● **Exercise instructions**
Set down only those lines that fall from the line containing "Recreate this image" through the line containing "from matplotlib import font_manager", unchanged and without pictures.

(Plotting code records)

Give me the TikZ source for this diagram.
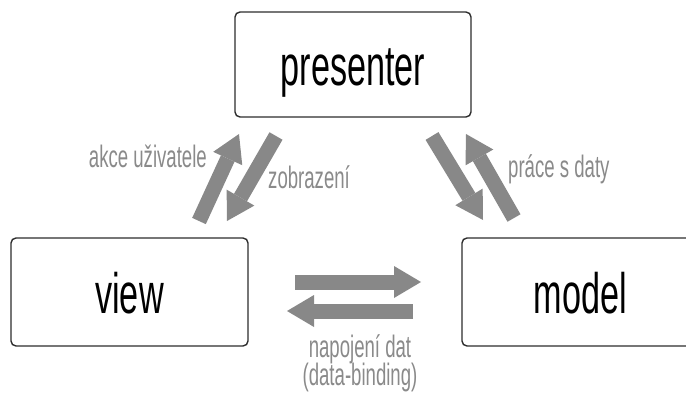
\documentclass[tikz,border=0pt]{standalone}
\usepackage{fontspec}
\setmainfont{Liberation Sans}[FakeStretch=0.6]
\usetikzlibrary{arrows.meta}

\definecolor{arrowgray}{RGB}{136,136,136}
\definecolor{labelgray}{RGB}{138,138,138}
\definecolor{boxline}{RGB}{45,45,45}

\tikzset{
  box/.style={draw=boxline, line width=1.4pt, rounded corners=5pt,
    inner sep=0pt, font=\fontsize{57}{60}\selectfont,
    text height=42pt, text depth=0pt},
  flow/.style={draw=arrowgray, line width=15pt,
    -{Triangle[length=27pt,width=32pt,line width=0pt]}},
  lbl/.style={text=labelgray, inner sep=0pt,
    font=\fontsize{31}{34}\selectfont}
}

\begin{document}
\begin{tikzpicture}[x=1pt, y=-1pt]
  \useasboundingbox (0,0) rectangle (686,396);
  \clip (0,0) rectangle (686,396);

  % the three components
  \node[box, minimum width=236pt, minimum height=105pt] (presenter) at (353,64.5) {presenter};
  \node[box, minimum width=237pt, minimum height=108pt] (view) at (129.5,292) {view};
  \node[box, minimum width=237pt, minimum height=108pt] (model) at (580.5,292) {model};

  % arrow end points
  \coordinate (a1s) at (199,221);  \coordinate (a1e) at (239,134);
  \coordinate (a2s) at (276,136);  \coordinate (a2e) at (227,221);
  \coordinate (a3s) at (432,136);  \coordinate (a3e) at (483,220);
  \coordinate (a4s) at (514,218);  \coordinate (a4e) at (466,134);
  \coordinate (a5s) at (295,282);  \coordinate (a5e) at (421,282);
  \coordinate (a6s) at (413,311);  \coordinate (a6e) at (287,311);

  % view <-> presenter
  \draw[flow] (a1s) -- (a1e);
  \draw[flow] (a2s) -- (a2e);
  % presenter <-> model
  \draw[flow] (a3s) -- (a3e);
  \draw[flow] (a4s) -- (a4e);
  % view <-> model
  \draw[flow] (a5s) -- (a5e);
  \draw[flow] (a6s) -- (a6e);

  % labels
  \node[lbl, anchor=base east] (l1) at (207,167) {akce uživatele};
  \node[lbl, anchor=base west] (l2) at (268,188) {zobrazení};
  \node[lbl, anchor=base west] (l3) at (508,177) {práce s daty};
  \node[lbl, anchor=base] (l4) at (360,357) {napojení dat};
  \node[lbl, anchor=base] (l5) at (360,385) {(data-binding)};
\end{tikzpicture}
\end{document}
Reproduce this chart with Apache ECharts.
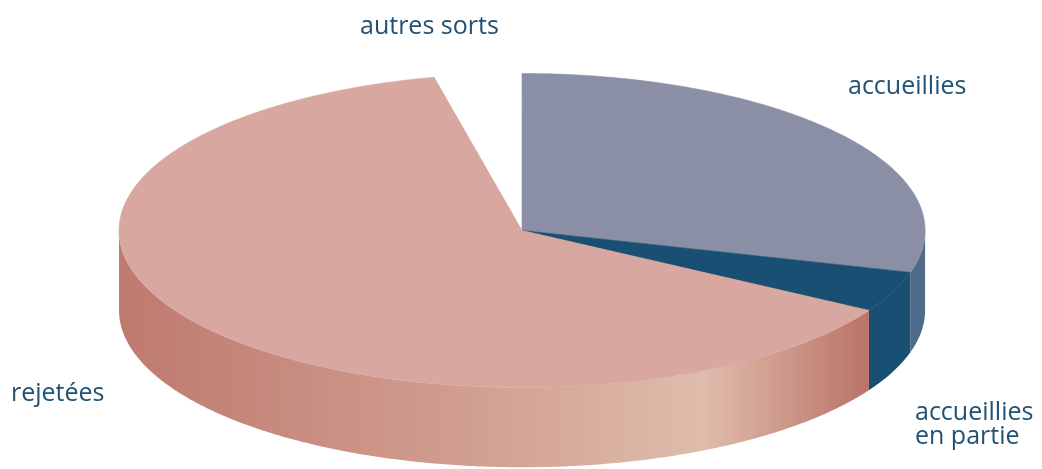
<!DOCTYPE html>
<html>
<head>
<meta charset="utf-8">
<script src="https://cdn.jsdelivr.net/npm/echarts@6/dist/echarts.min.js"></script>
<style>
html,body{margin:0;padding:0;background:#fff;}
#chart{width:1042px;height:469px;}
</style>
</head>
<body>
<div id="chart"></div>
<script>
// Data (shares in %, clockwise from 12 o'clock)
const categories = ['accueillies', 'accueillies en partie', 'rejetées', 'autres sorts'];
const values = [29.3, 4.2, 63.0, 3.5];
const labelTexts = ['accueillies', 'accueillies\nen partie', 'rejetées', 'autres sorts'];

const topColors = ['#8a8fa5', '#184f72', '#d8a7a0', null];
const wallColors = [
  '#4f6b8b',
  '#184f72',
  { type: 'linear', x: 0, y: 0, x2: 1, y2: 0, colorStops: [
    { offset: 0, color: '#bf7a6f' },
    { offset: 0.45, color: '#d09d8f' },
    { offset: 0.78, color: '#dfbcac' },
    { offset: 1, color: '#ba7367' }
  ] },
  null
];

const total = values.reduce((a, b) => a + b, 0);
const cum = [0];
values.forEach((v, i) => cum.push(cum[i] + v));

function renderItem(params, api) {
  const i = params.dataIndex;
  const W = api.getWidth(), H = api.getHeight();
  const cx = W * 0.501, cy = H * 0.4915;
  const rx = W * 0.3868, ry = H * 0.3348, depth = H * 0.17;
  const start = cum[i] / total * 360;
  const end = (cum[i] + api.value(0)) / total * 360;
  const pt = (deg, dy) => {
    const r = deg * Math.PI / 180;
    return [cx + rx * Math.sin(r), cy - ry * Math.cos(r) + (dy || 0)];
  };
  const arc = (a, b, dy) => {
    const pts = [];
    const n = Math.max(2, Math.ceil((b - a) / 0.5));
    for (let k = 0; k <= n; k++) pts.push(pt(a + (b - a) * k / n, dy));
    return pts;
  };
  const children = [];
  if (topColors[i]) {
    const pts = [[cx, cy]].concat(arc(start, end, 0));
    children.push({
      type: 'polygon', z2: 10,
      shape: { points: pts },
      style: { fill: topColors[i], stroke: topColors[i], lineWidth: 0.6 }
    });
  }
  const a = Math.max(start, 90), b = Math.min(end, 270);
  if (wallColors[i] && a < b) {
    const pts = arc(a, b, 0).concat(arc(a, b, depth).reverse());
    children.push({
      type: 'polygon', z2: 1,
      shape: { points: pts },
      style: { fill: wallColors[i] }
    });
  }
  return { type: 'group', children: children };
}

const chart = echarts.init(document.getElementById('chart'), null, { renderer: 'canvas' });
const txt = (text, x, y, extra) => ({
  type: 'text', x: x, y: y,
  style: Object.assign({
    text: text, fill: '#215273',
    font: '25px "Open Sans", sans-serif',
    align: 'left', verticalAlign: 'middle'
  }, extra || {})
});
chart.setOption({
  animation: false,
  backgroundColor: '#ffffff',
  series: [{
    type: 'custom',
    coordinateSystem: 'none',
    renderItem: renderItem,
    data: values.map((v, i) => ({ name: categories[i], value: [v] }))
  }],
  graphic: [
    txt(labelTexts[3], 360, 27),
    txt(labelTexts[0], 848, 87),
    txt(labelTexts[1], 915, 425, { lineHeight: 24 }),
    txt(labelTexts[2], 11, 394)
  ]
});
</script>
</body>
</html>
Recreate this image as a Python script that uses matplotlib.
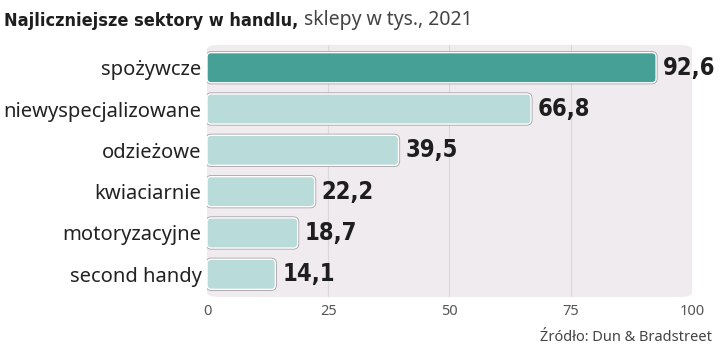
import matplotlib
matplotlib.use("Agg")
import matplotlib.pyplot as plt
from matplotlib.patches import FancyBboxPatch
from matplotlib import font_manager

categories = ["spożywcze", "niewyspecjalizowane", "odzieżowe", "kwiaciarnie",
              "motoryzacyjne", "second handy"]
values = [92.6, 66.8, 39.5, 22.2, 18.7, 14.1]
value_labels = ["92,6", "66,8", "39,5", "22,2", "18,7", "14,1"]
ticks = [0, 25, 50, 75, 100]
title_bold = "Najliczniejsze sektory w handlu,"
title_rest = " sklepy w tys., 2021"
source = "Źródło: Dun & Bradstreet"


def condensed_bold():
    # look for any installed bold condensed / narrow face
    for f in font_manager.fontManager.ttflist:
        s = str(f.stretch).lower()
        if ("narrow" in f.name.lower() or "condensed" in f.name.lower()
                or s in ("condensed", "semi-condensed", "extra-condensed")
                or (s.isdigit() and int(s) < 500)):
            if f.weight in ("bold", 700) or str(f.weight) == "700":
                return font_manager.FontProperties(fname=f.fname), True
    return font_manager.FontProperties(family="Liberation Sans", weight="bold"), False


cond, found = condensed_bold()
label_size = 17 if found else 16

dark = "#46a095"
light = "#b9dcdb"
panel = "#efebef"

fig = plt.figure(figsize=(7.2, 3.53), dpi=100)
ax = fig.add_axes([0.2875, 0.1586, 0.6736, 0.714])
ax.set_facecolor("none")
ax.set_xlim(0, 100)
ax.set_ylim(5.55, -0.55)

# rounded panel behind the bars
bg = FancyBboxPatch((0, 0), 1, 1, boxstyle="round,pad=0,rounding_size=0.03",
                    mutation_aspect=0.714 * 3.53 / (0.6736 * 7.2),
                    transform=ax.transAxes, facecolor=panel, edgecolor="none", zorder=0)
ax.add_patch(bg)

for t in ticks[1:-1]:
    ax.axvline(t, color="#dcd7dc", lw=0.8, zorder=1)

bars = ax.barh(range(len(values)), values, height=0.73)
aspect = (1 / 41.4) / (1 / 4.85)
for i, b in enumerate(bars):
    x, y = b.get_x(), b.get_y()
    w, h = b.get_width(), b.get_height()
    b.set_visible(False)
    color = dark if i == 0 else light
    shadow = FancyBboxPatch((x, y), w, h, boxstyle="round,pad=0,rounding_size=0.9",
                            mutation_aspect=aspect, facecolor="none",
                            edgecolor="#a8a2a8", lw=2.2, zorder=2)
    ax.add_patch(shadow)
    patch = FancyBboxPatch((x, y), w, h, boxstyle="round,pad=0,rounding_size=0.9",
                           mutation_aspect=aspect, facecolor=color,
                           edgecolor="white", lw=1.0, zorder=3)
    ax.add_patch(patch)
    ax.annotate(value_labels[i], xy=(w, i), xytext=(5, 0), textcoords="offset points",
                va="center", ha="left", fontproperties=cond, fontsize=label_size,
                color="#1e1e1e")

ax.set_yticks(range(len(categories)))
ax.set_yticklabels(categories, fontsize=14.5, family="Noto Sans", color="#222222")
ax.set_xticks(ticks)
ax.set_xticklabels([str(t) for t in ticks], fontsize=10.5, family="Noto Sans", color="#555555")
ax.tick_params(axis="both", length=0)
ax.tick_params(axis="y", pad=4)
ax.tick_params(axis="x", pad=5)
for s in ax.spines.values():
    s.set_visible(False)

t1 = fig.text(0.006, 0.925, title_bold, fontproperties=cond,
              fontsize=13 if found else 13.5, color="#1e1e1e", va="baseline")
ax.annotate(title_rest, xy=(1, 0), xycoords=t1, va="bottom", ha="left",
            fontsize=14, family="Noto Sans", color="#444444", annotation_clip=False)

fig.text(0.989, 0.035, source, fontsize=10.5, family="Noto Sans", color="#444444",
         ha="right", va="baseline")

fig.savefig("out.png", dpi=100)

● **Written solution**
Recreate this image as a Python script that uses matplotlib.
import matplotlib
matplotlib.use("Agg")
import matplotlib.pyplot as plt
from matplotlib.patches import FancyBboxPatch
from matplotlib import font_manager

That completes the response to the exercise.